A obra Salvator Mundi, atribuída a Leonardo, mostra evidências de alinhamento de olho exotrópico (estrabismo) (Christopher Tyler/Reprodução)
São Paulo - Leonardo Da Vinci era estrábico e isso o ajudou a capturar o espaço 3D nas telas de maneira brilhante. É o que afirma um novo artigo do campo da neurociência visual após analisar autorretratos atribuídos ao artista e concluir que, como parte de sua genialidade, Da Vinci devidamente registrou o desalinhamento de seus olhos.
O estudo, publicado neste mês na revista JAMA Ophtalmology, examinou seis prováveis autorretratos de Da Vinci (duas esculturas, duas pinturas a óleo e dois desenhos) ajustando círculos e elipses em torno das pupilas, íris e pálpebras e medindo suas posições relativas. Essas medidas foram consistentes com um diagnóstico de estrabismo.

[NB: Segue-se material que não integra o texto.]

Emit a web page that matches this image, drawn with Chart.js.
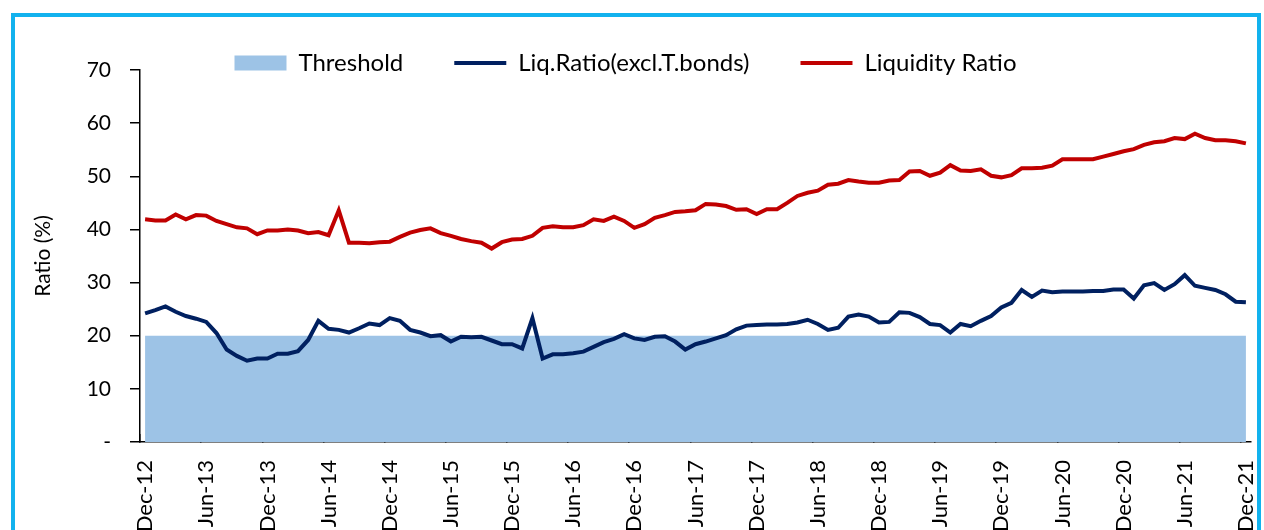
<!DOCTYPE html>
<html lang="en">

<head>
    <meta charset="UTF-8">
    <title>Liquidity Ratio</title>
    <style>
        html, body { margin: 0; padding: 0; background: #fff; overflow: hidden; }
        #frame {
            position: absolute; left: 11px; top: 13px; width: 1250px; height: 600px;
            border: 4px solid #12b2ee; box-sizing: border-box;
        }
        #wrap { position: absolute; left: 0; top: 0; width: 1264px; height: 530px; }
    </style>
</head>

<body>
    <div id="frame"></div>
    <div id="wrap">
        <canvas id="myChart"></canvas>
    </div>

    <script src="https://cdn.jsdelivr.net/npm/chart.js"></script>
    <script>
        // monthly, Dec-12 .. Dec-21
        const months = [
            "Dec-12",
            "Jan-13", "Feb-13", "Mar-13", "Apr-13", "May-13", "Jun-13", "Jul-13", "Aug-13", "Sep-13", "Oct-13", "Nov-13", "Dec-13",
            "Jan-14", "Feb-14", "Mar-14", "Apr-14", "May-14", "Jun-14", "Jul-14", "Aug-14", "Sep-14", "Oct-14", "Nov-14", "Dec-14",
            "Jan-15", "Feb-15", "Mar-15", "Apr-15", "May-15", "Jun-15", "Jul-15", "Aug-15", "Sep-15", "Oct-15", "Nov-15", "Dec-15",
            "Jan-16", "Feb-16", "Mar-16", "Apr-16", "May-16", "Jun-16", "Jul-16", "Aug-16", "Sep-16", "Oct-16", "Nov-16", "Dec-16",
            "Jan-17", "Feb-17", "Mar-17", "Apr-17", "May-17", "Jun-17", "Jul-17", "Aug-17", "Sep-17", "Oct-17", "Nov-17", "Dec-17",
            "Jan-18", "Feb-18", "Mar-18", "Apr-18", "May-18", "Jun-18", "Jul-18", "Aug-18", "Sep-18", "Oct-18", "Nov-18", "Dec-18",
            "Jan-19", "Feb-19", "Mar-19", "Apr-19", "May-19", "Jun-19", "Jul-19", "Aug-19", "Sep-19", "Oct-19", "Nov-19", "Dec-19",
            "Jan-20", "Feb-20", "Mar-20", "Apr-20", "May-20", "Jun-20", "Jul-20", "Aug-20", "Sep-20", "Oct-20", "Nov-20", "Dec-20",
            "Jan-21", "Feb-21", "Mar-21", "Apr-21", "May-21", "Jun-21", "Jul-21", "Aug-21", "Sep-21", "Oct-21", "Nov-21", "Dec-21"
        ];

        const threshold = [
            20,
            20, 20, 20, 20, 20, 20, 20, 20, 20, 20, 20, 20,
            20, 20, 20, 20, 20, 20, 20, 20, 20, 20, 20, 20,
            20, 20, 20, 20, 20, 20, 20, 20, 20, 20, 20, 20,
            20, 20, 20, 20, 20, 20, 20, 20, 20, 20, 20, 20,
            20, 20, 20, 20, 20, 20, 20, 20, 20, 20, 20, 20,
            20, 20, 20, 20, 20, 20, 20, 20, 20, 20, 20, 20,
            20, 20, 20, 20, 20, 20, 20, 20, 20, 20, 20, 20,
            20, 20, 20, 20, 20, 20, 20, 20, 20, 20, 20, 20,
            20, 20, 20, 20, 20, 20, 20, 20, 20, 20, 20, 20
        ];

        const liqExclTBonds = [
            24.2,
            24.8, 25.5, 24.5, 23.7, 23.2, 22.6, 20.5, 17.4, 16.2, 15.3, 15.7, 15.7,
            16.6, 16.6, 17.1, 19.2, 22.8, 21.3, 21.1, 20.6, 21.4, 22.3, 22.0, 23.3,
            22.8, 21.1, 20.6, 19.9, 20.1, 18.9, 19.8, 19.7, 19.8, 19.1, 18.4, 18.4,
            17.6, 23.3, 15.7, 16.5, 16.5, 16.7, 17.0, 17.9, 18.8, 19.4, 20.3, 19.5,
            19.2, 19.8, 19.9, 18.9, 17.4, 18.4, 18.9, 19.5, 20.1, 21.2, 21.9, 22.0,
            22.1, 22.1, 22.2, 22.5, 23.0, 22.2, 21.1, 21.5, 23.6, 24.0, 23.6, 22.5,
            22.6, 24.4, 24.3, 23.5, 22.2, 22.0, 20.6, 22.2, 21.8, 22.8, 23.7, 25.3,
            26.2, 28.6, 27.3, 28.5, 28.2, 28.3, 28.3, 28.3, 28.4, 28.4, 28.7, 28.7,
            27.0, 29.5, 29.9, 28.6, 29.7, 31.4, 29.4, 29.0, 28.6, 27.8, 26.4, 26.3
        ];

        const liqRatio = [
            41.9,
            41.7, 41.7, 42.8, 41.9, 42.7, 42.6, 41.6, 41.0, 40.4, 40.2, 39.1, 39.8,
            39.8, 40.0, 39.8, 39.3, 39.5, 38.9, 43.6, 37.5, 37.5, 37.4, 37.6, 37.7,
            38.6, 39.4, 39.9, 40.2, 39.3, 38.8, 38.2, 37.8, 37.5, 36.4, 37.6, 38.1,
            38.2, 38.8, 40.3, 40.6, 40.4, 40.4, 40.8, 41.9, 41.6, 42.4, 41.6, 40.3,
            41.0, 42.2, 42.7, 43.3, 43.4, 43.6, 44.8, 44.7, 44.4, 43.7, 43.8, 42.9,
            43.8, 43.8, 45.0, 46.3, 46.9, 47.3, 48.4, 48.6, 49.3, 49.0, 48.8, 48.8,
            49.2, 49.3, 50.9, 51.0, 50.1, 50.7, 52.1, 51.1, 51.0, 51.3, 50.1, 49.8,
            50.2, 51.5, 51.5, 51.6, 52.0, 53.2, 53.2, 53.2, 53.2, 53.7, 54.2, 54.7,
            55.1, 55.9, 56.4, 56.6, 57.2, 57.0, 58.0, 57.2, 56.8, 56.8, 56.6, 56.2
        ];

        const yTicks = [0, 10, 20, 30, 40, 50, 60, 70];

        const FONT = "Lato, 'Open Sans', sans-serif";
        Chart.defaults.font.family = FONT;
        Chart.defaults.color = "#000";

        // legend overlaps the top of the plot like in Excel:
        // reserve 70px for it, then let it draw a bit lower without clipping
        const legendHeight = {
            id: "legendHeight",
            beforeInit(chart) {
                const fit = chart.legend.fit;
                chart.legend.fit = function () {
                    fit.bind(chart.legend)();
                    this.height = 70;
                };
            },
            afterLayout(chart) {
                chart.legend.height = 100;
                chart.legend.bottom = chart.legend.top + 100;
            }
        };

        const ctx = document.getElementById("myChart");

        new Chart(ctx, {
            type: "line",
            data: {
                labels: months,
                datasets: [
                    {
                        label: "Threshold",
                        data: threshold,
                        fill: "origin",
                        backgroundColor: "#9dc3e6",
                        borderColor: "rgba(0,0,0,0)",
                        borderWidth: 0,
                        pointRadius: 0,
                        pointStyle: "rect"
                    },
                    {
                        label: "Liq.Ratio(excl.T.bonds)",
                        data: liqExclTBonds,
                        borderColor: "#002060",
                        backgroundColor: "#002060",
                        borderWidth: 4,
                        pointRadius: 0,
                        pointStyle: "line",
                        tension: 0
                    },
                    {
                        label: "Liquidity Ratio",
                        data: liqRatio,
                        borderColor: "#c00000",
                        backgroundColor: "#c00000",
                        borderWidth: 4,
                        pointRadius: 0,
                        pointStyle: "line",
                        tension: 0
                    }
                ]
            },
            options: {
                responsive: true,
                maintainAspectRatio: false,
                animation: false,
                layout: { padding: { left: 0, right: 13, top: 0, bottom: 0 } },
                plugins: {
                    filler: { drawTime: "beforeDatasetsDraw" },
                    tooltip: { enabled: false },
                    legend: {
                        position: "top",
                        labels: {
                            usePointStyle: true,
                            pointStyleWidth: 52,
                            boxHeight: 15,
                            padding: 51,
                            color: "#000",
                            font: { size: 24 }
                        }
                    }
                },
                scales: {
                    x: {
                        offset: true,
                        border: { color: "#000", width: 1.5 },
                        grid: {
                            offset: true,
                            drawOnChartArea: false,
                            tickLength: -8,
                            lineWidth: 1.5,
                            color: (c) => (c.index % 6 === 0 ? "#000" : "rgba(0,0,0,0)")
                        },
                        ticks: {
                            autoSkip: false,
                            minRotation: 90,
                            maxRotation: 90,
                            padding: 26,
                            font: { size: 22 },
                            callback: function (val, index) {
                                return index % 6 === 0 ? this.getLabelForValue(val) : "";
                            }
                        },
                        afterFit: (scale) => {
                            scale.height = 88;
                            scale.paddingLeft = 0;
                            scale.paddingRight = 0;
                        }
                    },
                    y: {
                        min: 0,
                        max: 70,
                        border: { color: "#000", width: 1.5 },
                        grid: { drawOnChartArea: false, tickLength: 10, color: "#000", lineWidth: 1.5 },
                        afterBuildTicks: (scale) => { scale.ticks = yTicks.map(v => ({ value: v })); },
                        ticks: {
                            padding: 19,
                            font: { size: 21 },
                            callback: (v) => (v === 0 ? "-" : v)
                        },
                        title: {
                            display: true,
                            text: "Ratio (%)",
                            font: { size: 21 },
                            padding: { top: 31, bottom: 0 }
                        },
                        afterFit: (scale) => { scale.width = 140; }
                    }
                }
            },
            plugins: [legendHeight]
        });
    </script>
</body>

</html>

Se a hipótese for verdadeira, Da Vinci se juntaria a mais um grupo seleto de artistas, o daqueles que provavelmente conviveram com algum grau de estrabismo em sua visão. Sempre com base em autorretratos, os diagnósticos já foram aplicados a Rembrandt, Albrecht Dürer, Edgar Degas e Pablo Picasso.
Segundo os oftalmologistas, o estrabismo pode dar uma boa vantagem “natural” aos artistas. Como o desalinhamento dos olhos tende a suprimir o olho desviante, essa condição teria permitido a pintores como Da Vinci se deslocar entre a visão monocular e a visão normal. Isso ajudaria a explicar a noção tão precisa de perspectiva do renascentista, que era capaz de projetar um cenário tridimensional em uma tela plana de maneira até hoje considerada impressionante.
"Tente fechar um olho", explica o autor Christopher Tyler, neurocientista visual da City University of London. "O mundo agora parece mais plano, então as relações espaciais são mais fáceis de traduzir para o plano”.
O grande obstáculo à pesquisa de Tyler é a dificuldade de se atribuir definitivamente as obras analisadas à Da Vinci. Há muita especulação e pouca certeza, ainda que o legado do artista seja revisado de tempos em tempos com técnicas cada vez mais sofisticadas.
"Todos os críticos de arte discordam uns dos outros, então eu não estou esperando que todos concordem comigo", diz Tyler. Mas ele segue confiante em suas suposições e diagnósticos de estrabismo, mesmo depois de tantos séculos da época em que viveu um dos maiores nomes a arte ocidental.